本文选题：卷积神经网络 + 行人检测　；参考：《哈尔滨工业大学》2017年硕士论文

【摘要】：交通环境中的行人检测问题对于算法的检测精度和速度都有较高要求。传统方法能够满足速度要求,但在精度上差距较远,基于卷积神经网络的方法精度较高,但是计算量巨大。本文主要在基于卷积神经网络的基础上构建精度更高速度更快的行人检测方法。首先,本文分别从网络结构设计,损失函数设计,正则化方法和优化策略四个方面总结了卷积网络应用相关的基础知识;然后以MNIST数据集上的手写数字识别为例,重点比较了梯度下降优化算法不同变体之间的差别,为优化算法的选择提供了实践依据。
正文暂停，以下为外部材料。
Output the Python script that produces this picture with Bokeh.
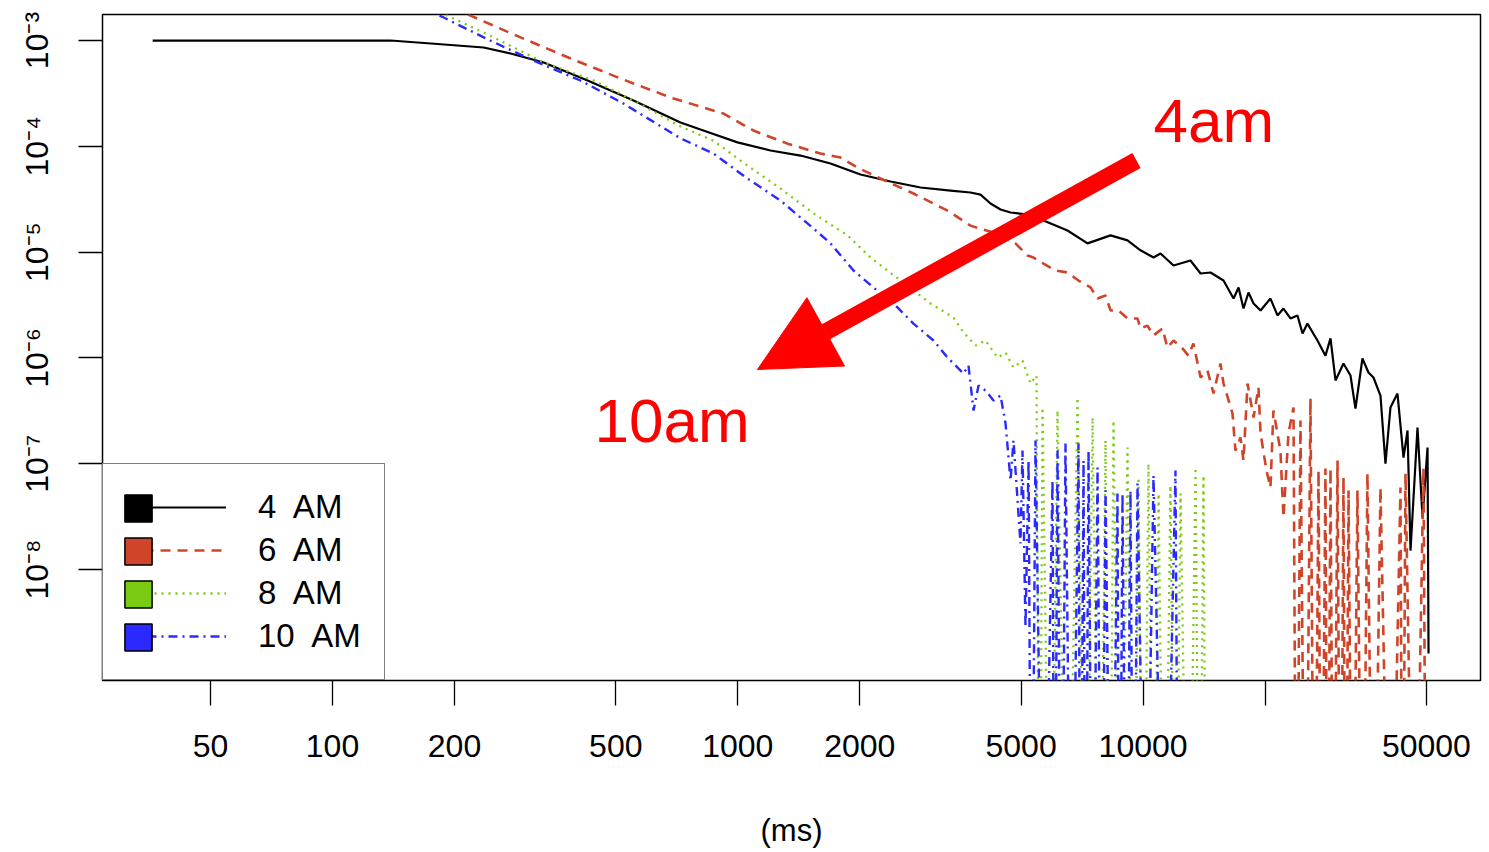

其次,在目标检测领域内领先的Faster RCNN方法基础上,基于总结的设计准则和行人的尺度特性,调整了网络的锚点窗口设置和区域生成网络方式,添加了环境区域池化层。然后基于开源深度学习框架对该网络在加州理工行人数据集上进行了实现,实验结果表明该方法可以实现高效的行人检测。然后,针对单尺度区域生成网络由于输入特征图固定造成的无法兼顾大小行人检测精度的问题,设计了基于特征图分层的多尺度区域生成网络,并为之设计了相应的随机缩放裁剪数据扩增方法应对训练不均衡问题。实验结果表明,该网络能够在输入分辨率较低的情况下实现比单尺度方法在高分辨率输入情况下更高的检测精度。最后,针对测试过程中检测速度慢的问题,设计了基于奇异值分解和Tucker-2分解的全连接层和卷积层的压缩方法,分别将高维的全连接层和卷积层近似为级联的低维全连接层和卷积层。结果表明,通过“训练-分解-调优”的三段压缩方式,该方法能够在不明显损失检测精度的情况下实现单层4倍、总体1.6倍的加速和总体4倍的模型大小压缩。压缩后的网络在GTX1080显卡加速下能够达到30帧每秒。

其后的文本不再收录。